■ **Information shown**:
★ ★ ★ ★
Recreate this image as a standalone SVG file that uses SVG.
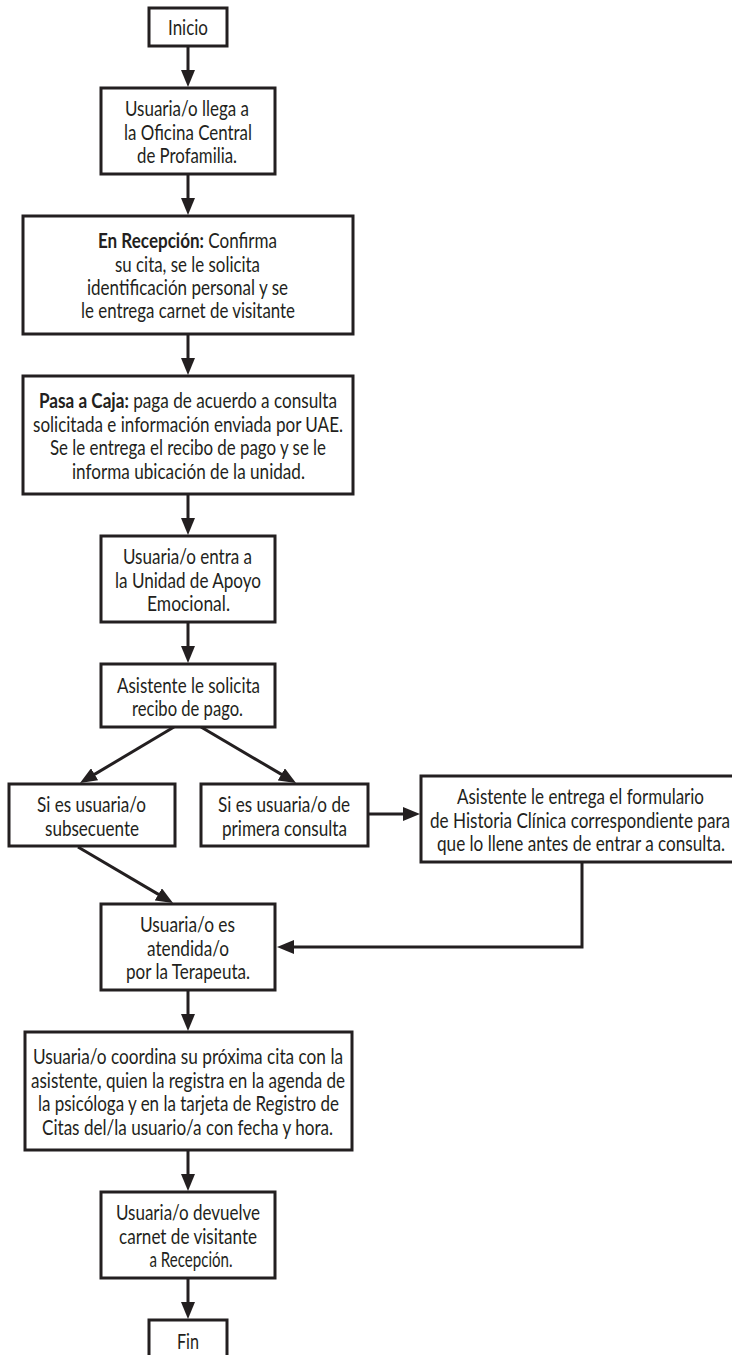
<svg xmlns="http://www.w3.org/2000/svg" width="732" height="1355" viewBox="0 0 732 1355">
<style>
.box{fill:#ffffff;stroke:#231f20;stroke-width:3}
.t{font-family:Lato,"Liberation Sans",sans-serif;font-size:21px;fill:#231f20;text-anchor:middle}
.b{font-weight:bold}
.c{fill:none;stroke:#231f20;stroke-width:3}
</style>
<defs>
<marker id="ah" markerUnits="userSpaceOnUse" viewBox="0 0 17 14" markerWidth="17" markerHeight="14" refX="9" refY="7" orient="auto">
<path d="M0,0 L17,7 L0,14 z" fill="#231f20"/>
</marker>
</defs>
<rect width="732" height="1355" fill="#ffffff"/>
<g id="connectors">
<line class="c" x1="188" y1="46" x2="188" y2="79" marker-end="url(#ah)"/>
<line class="c" x1="188" y1="174" x2="188" y2="207" marker-end="url(#ah)"/>
<line class="c" x1="188" y1="334" x2="188" y2="367" marker-end="url(#ah)"/>
<line class="c" x1="188" y1="494" x2="188" y2="527" marker-end="url(#ah)"/>
<line class="c" x1="188" y1="622" x2="188" y2="655" marker-end="url(#ah)"/>
<line class="c" x1="174" y1="727" x2="86.9" y2="778.9" marker-end="url(#ah)"/>
<line class="c" x1="201" y1="727" x2="289.1" y2="778.9" marker-end="url(#ah)"/>
<line class="c" x1="368" y1="814" x2="412" y2="814" marker-end="url(#ah)"/>
<line class="c" x1="78" y1="847" x2="166.1" y2="898.9" marker-end="url(#ah)"/>
<polyline class="c" points="582,862 582,947 285,947" marker-end="url(#ah)"/>
<line class="c" x1="188" y1="990" x2="188" y2="1023" marker-end="url(#ah)"/>
<line class="c" x1="188" y1="1150" x2="188" y2="1183" marker-end="url(#ah)"/>
<line class="c" x1="188" y1="1278" x2="188" y2="1311" marker-end="url(#ah)"/>
</g>
<g id="inicio">
<rect class="box" x="149" y="8" width="78" height="38"/>
<text class="t" x="188" y="35" textLength="40" lengthAdjust="spacingAndGlyphs">Inicio</text>
</g>
<g id="llega">
<rect class="box" x="101" y="88" width="174" height="86"/>
<text class="t" x="187" y="116" textLength="124" lengthAdjust="spacingAndGlyphs">Usuaria/o llega a</text>
<text class="t" x="188" y="140" textLength="128" lengthAdjust="spacingAndGlyphs">la Oficina Central</text>
<text class="t" x="187" y="163" textLength="100" lengthAdjust="spacingAndGlyphs">de Profamilia.</text>
</g>
<g id="recepcion">
<rect class="box" x="23" y="216" width="330" height="118"/>
<text class="t" x="187.5" y="248" textLength="179" lengthAdjust="spacingAndGlyphs"><tspan class="b">En Recepción:</tspan> Confirma</text>
<text class="t" x="187.5" y="272" textLength="145" lengthAdjust="spacingAndGlyphs">su cita, se le solicita</text>
<text class="t" x="187.5" y="295" textLength="201" lengthAdjust="spacingAndGlyphs">identificación personal y se</text>
<text class="t" x="188" y="318" textLength="214" lengthAdjust="spacingAndGlyphs">le entrega carnet de visitante</text>
</g>
<g id="caja">
<rect class="box" x="23" y="376" width="330" height="118"/>
<text class="t" x="188" y="408" textLength="298" lengthAdjust="spacingAndGlyphs"><tspan class="b">Pasa a Caja:</tspan> paga de acuerdo a consulta</text>
<text class="t" x="188" y="431.5" textLength="310" lengthAdjust="spacingAndGlyphs">solicitada e información enviada por UAE.</text>
<text class="t" x="188" y="455" textLength="276" lengthAdjust="spacingAndGlyphs">Se le entrega el recibo de pago y se le</text>
<text class="t" x="188.5" y="478.5" textLength="233" lengthAdjust="spacingAndGlyphs">informa ubicación de la unidad.</text>
</g>
<g id="entra">
<rect class="box" x="101" y="536" width="174" height="86"/>
<text class="t" x="187.5" y="564" textLength="129" lengthAdjust="spacingAndGlyphs">Usuaria/o entra a</text>
<text class="t" x="188" y="587.5" textLength="146" lengthAdjust="spacingAndGlyphs">la Unidad de Apoyo</text>
<text class="t" x="188.5" y="611" textLength="83" lengthAdjust="spacingAndGlyphs">Emocional.</text>
</g>
<g id="solicita">
<rect class="box" x="101" y="664" width="174" height="63"/>
<text class="t" x="188.5" y="692.5" textLength="143" lengthAdjust="spacingAndGlyphs">Asistente le solicita</text>
<text class="t" x="187.5" y="716" textLength="111" lengthAdjust="spacingAndGlyphs">recibo de pago.</text>
</g>
<g id="subsecuente">
<rect class="box" x="9" y="784" width="166" height="62"/>
<text class="t" x="91.5" y="812" textLength="109" lengthAdjust="spacingAndGlyphs">Si es usuaria/o</text>
<text class="t" x="92" y="835.5" textLength="94" lengthAdjust="spacingAndGlyphs">subsecuente</text>
</g>
<g id="primera">
<rect class="box" x="201" y="784" width="167" height="62"/>
<text class="t" x="284" y="812" textLength="132" lengthAdjust="spacingAndGlyphs">Si es usuaria/o de</text>
<text class="t" x="284.5" y="835.5" textLength="125" lengthAdjust="spacingAndGlyphs">primera consulta</text>
</g>
<g id="historia">
<rect class="box" x="421" y="776" width="319" height="86"/>
<text class="t" x="580.5" y="804" textLength="247" lengthAdjust="spacingAndGlyphs">Asistente le entrega el formulario</text>
<text class="t" x="580" y="827.5" textLength="300" lengthAdjust="spacingAndGlyphs">de Historia Clínica correspondiente para</text>
<text class="t" x="581" y="851" textLength="288" lengthAdjust="spacingAndGlyphs">que lo llene antes de entrar a consulta.</text>
</g>
<g id="terapeuta">
<rect class="box" x="101" y="904" width="174" height="86"/>
<text class="t" x="187.5" y="932" textLength="95" lengthAdjust="spacingAndGlyphs">Usuaria/o es</text>
<text class="t" x="188" y="955.5" textLength="82" lengthAdjust="spacingAndGlyphs">atendida/o</text>
<text class="t" x="188" y="979" textLength="124" lengthAdjust="spacingAndGlyphs">por la Terapeuta.</text>
</g>
<g id="coordina">
<rect class="box" x="25" y="1032" width="327" height="118"/>
<text class="t" x="188" y="1064" textLength="310" lengthAdjust="spacingAndGlyphs">Usuaria/o coordina su próxima cita con la</text>
<text class="t" x="188" y="1087.5" textLength="314" lengthAdjust="spacingAndGlyphs">asistente, quien la registra en la agenda de</text>
<text class="t" x="188.5" y="1111" textLength="301" lengthAdjust="spacingAndGlyphs">la psicóloga y en la tarjeta de Registro de</text>
<text class="t" x="187.5" y="1134.5" textLength="291" lengthAdjust="spacingAndGlyphs">Citas del/la usuario/a con fecha y hora.</text>
</g>
<g id="devuelve">
<rect class="box" x="101" y="1192" width="174" height="86"/>
<text class="t" x="188" y="1220" textLength="144" lengthAdjust="spacingAndGlyphs">Usuaria/o devuelve</text>
<text class="t" x="188" y="1243.5" textLength="138" lengthAdjust="spacingAndGlyphs">carnet de visitante</text>
<text class="t" x="191" y="1267" textLength="83" lengthAdjust="spacingAndGlyphs">a Recepción.</text>
</g>
<g id="fin">
<rect class="box" x="149" y="1320" width="78" height="40"/>
<text class="t" x="188" y="1349" textLength="22" lengthAdjust="spacingAndGlyphs">Fin</text>
</g>
</svg>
★ ★ ★ ★
■ **Given problem**: Write out the listing above again, exactly, but with no pictures in the copy.

■ **Solution for this problem**:
Recreate this image as a standalone SVG file that uses SVG.
<svg xmlns="http://www.w3.org/2000/svg" width="732" height="1355" viewBox="0 0 732 1355">
<style>
.box{fill:#ffffff;stroke:#231f20;stroke-width:3}
.t{font-family:Lato,"Liberation Sans",sans-serif;font-size:21px;fill:#231f20;text-anchor:middle}
.b{font-weight:bold}
.c{fill:none;stroke:#231f20;stroke-width:3}
</style>
<defs>
<marker id="ah" markerUnits="userSpaceOnUse" viewBox="0 0 17 14" markerWidth="17" markerHeight="14" refX="9" refY="7" orient="auto">
<path d="M0,0 L17,7 L0,14 z" fill="#231f20"/>
</marker>
</defs>
<rect width="732" height="1355" fill="#ffffff"/>
<g id="connectors">
<line class="c" x1="188" y1="46" x2="188" y2="79" marker-end="url(#ah)"/>
<line class="c" x1="188" y1="174" x2="188" y2="207" marker-end="url(#ah)"/>
<line class="c" x1="188" y1="334" x2="188" y2="367" marker-end="url(#ah)"/>
<line class="c" x1="188" y1="494" x2="188" y2="527" marker-end="url(#ah)"/>
<line class="c" x1="188" y1="622" x2="188" y2="655" marker-end="url(#ah)"/>
<line class="c" x1="174" y1="727" x2="86.9" y2="778.9" marker-end="url(#ah)"/>
<line class="c" x1="201" y1="727" x2="289.1" y2="778.9" marker-end="url(#ah)"/>
<line class="c" x1="368" y1="814" x2="412" y2="814" marker-end="url(#ah)"/>
<line class="c" x1="78" y1="847" x2="166.1" y2="898.9" marker-end="url(#ah)"/>
<polyline class="c" points="582,862 582,947 285,947" marker-end="url(#ah)"/>
<line class="c" x1="188" y1="990" x2="188" y2="1023" marker-end="url(#ah)"/>
<line class="c" x1="188" y1="1150" x2="188" y2="1183" marker-end="url(#ah)"/>
<line class="c" x1="188" y1="1278" x2="188" y2="1311" marker-end="url(#ah)"/>
</g>
<g id="inicio">
<rect class="box" x="149" y="8" width="78" height="38"/>
<text class="t" x="188" y="35" textLength="40" lengthAdjust="spacingAndGlyphs">Inicio</text>
</g>
<g id="llega">
<rect class="box" x="101" y="88" width="174" height="86"/>
<text class="t" x="187" y="116" textLength="124" lengthAdjust="spacingAndGlyphs">Usuaria/o llega a</text>
<text class="t" x="188" y="140" textLength="128" lengthAdjust="spacingAndGlyphs">la Oficina Central</text>
<text class="t" x="187" y="163" textLength="100" lengthAdjust="spacingAndGlyphs">de Profamilia.</text>
</g>
<g id="recepcion">
<rect class="box" x="23" y="216" width="330" height="118"/>
<text class="t" x="187.5" y="248" textLength="179" lengthAdjust="spacingAndGlyphs"><tspan class="b">En Recepción:</tspan> Confirma</text>
<text class="t" x="187.5" y="272" textLength="145" lengthAdjust="spacingAndGlyphs">su cita, se le solicita</text>
<text class="t" x="187.5" y="295" textLength="201" lengthAdjust="spacingAndGlyphs">identificación personal y se</text>
<text class="t" x="188" y="318" textLength="214" lengthAdjust="spacingAndGlyphs">le entrega carnet de visitante</text>
</g>
<g id="caja">
<rect class="box" x="23" y="376" width="330" height="118"/>
<text class="t" x="188" y="408" textLength="298" lengthAdjust="spacingAndGlyphs"><tspan class="b">Pasa a Caja:</tspan> paga de acuerdo a consulta</text>
<text class="t" x="188" y="431.5" textLength="310" lengthAdjust="spacingAndGlyphs">solicitada e información enviada por UAE.</text>
<text class="t" x="188" y="455" textLength="276" lengthAdjust="spacingAndGlyphs">Se le entrega el recibo de pago y se le</text>
<text class="t" x="188.5" y="478.5" textLength="233" lengthAdjust="spacingAndGlyphs">informa ubicación de la unidad.</text>
</g>
<g id="entra">
<rect class="box" x="101" y="536" width="174" height="86"/>
<text class="t" x="187.5" y="564" textLength="129" lengthAdjust="spacingAndGlyphs">Usuaria/o entra a</text>
<text class="t" x="188" y="587.5" textLength="146" lengthAdjust="spacingAndGlyphs">la Unidad de Apoyo</text>
<text class="t" x="188.5" y="611" textLength="83" lengthAdjust="spacingAndGlyphs">Emocional.</text>
</g>
<g id="solicita">
<rect class="box" x="101" y="664" width="174" height="63"/>
<text class="t" x="188.5" y="692.5" textLength="143" lengthAdjust="spacingAndGlyphs">Asistente le solicita</text>
<text class="t" x="187.5" y="716" textLength="111" lengthAdjust="spacingAndGlyphs">recibo de pago.</text>
</g>
<g id="subsecuente">
<rect class="box" x="9" y="784" width="166" height="62"/>
<text class="t" x="91.5" y="812" textLength="109" lengthAdjust="spacingAndGlyphs">Si es usuaria/o</text>
<text class="t" x="92" y="835.5" textLength="94" lengthAdjust="spacingAndGlyphs">subsecuente</text>
</g>
<g id="primera">
<rect class="box" x="201" y="784" width="167" height="62"/>
<text class="t" x="284" y="812" textLength="132" lengthAdjust="spacingAndGlyphs">Si es usuaria/o de</text>
<text class="t" x="284.5" y="835.5" textLength="125" lengthAdjust="spacingAndGlyphs">primera consulta</text>
</g>
<g id="historia">
<rect class="box" x="421" y="776" width="319" height="86"/>
<text class="t" x="580.5" y="804" textLength="247" lengthAdjust="spacingAndGlyphs">Asistente le entrega el formulario</text>
<text class="t" x="580" y="827.5" textLength="300" lengthAdjust="spacingAndGlyphs">de Historia Clínica correspondiente para</text>
<text class="t" x="581" y="851" textLength="288" lengthAdjust="spacingAndGlyphs">que lo llene antes de entrar a consulta.</text>
</g>
<g id="terapeuta">
<rect class="box" x="101" y="904" width="174" height="86"/>
<text class="t" x="187.5" y="932" textLength="95" lengthAdjust="spacingAndGlyphs">Usuaria/o es</text>
<text class="t" x="188" y="955.5" textLength="82" lengthAdjust="spacingAndGlyphs">atendida/o</text>
<text class="t" x="188" y="979" textLength="124" lengthAdjust="spacingAndGlyphs">por la Terapeuta.</text>
</g>
<g id="coordina">
<rect class="box" x="25" y="1032" width="327" height="118"/>
<text class="t" x="188" y="1064" textLength="310" lengthAdjust="spacingAndGlyphs">Usuaria/o coordina su próxima cita con la</text>
<text class="t" x="188" y="1087.5" textLength="314" lengthAdjust="spacingAndGlyphs">asistente, quien la registra en la agenda de</text>
<text class="t" x="188.5" y="1111" textLength="301" lengthAdjust="spacingAndGlyphs">la psicóloga y en la tarjeta de Registro de</text>
<text class="t" x="187.5" y="1134.5" textLength="291" lengthAdjust="spacingAndGlyphs">Citas del/la usuario/a con fecha y hora.</text>
</g>
<g id="devuelve">
<rect class="box" x="101" y="1192" width="174" height="86"/>
<text class="t" x="188" y="1220" textLength="144" lengthAdjust="spacingAndGlyphs">Usuaria/o devuelve</text>
<text class="t" x="188" y="1243.5" textLength="138" lengthAdjust="spacingAndGlyphs">carnet de visitante</text>
<text class="t" x="191" y="1267" textLength="83" lengthAdjust="spacingAndGlyphs">a Recepción.</text>
</g>
<g id="fin">
<rect class="box" x="149" y="1320" width="78" height="40"/>
<text class="t" x="188" y="1349" textLength="22" lengthAdjust="spacingAndGlyphs">Fin</text>
</g>
</svg>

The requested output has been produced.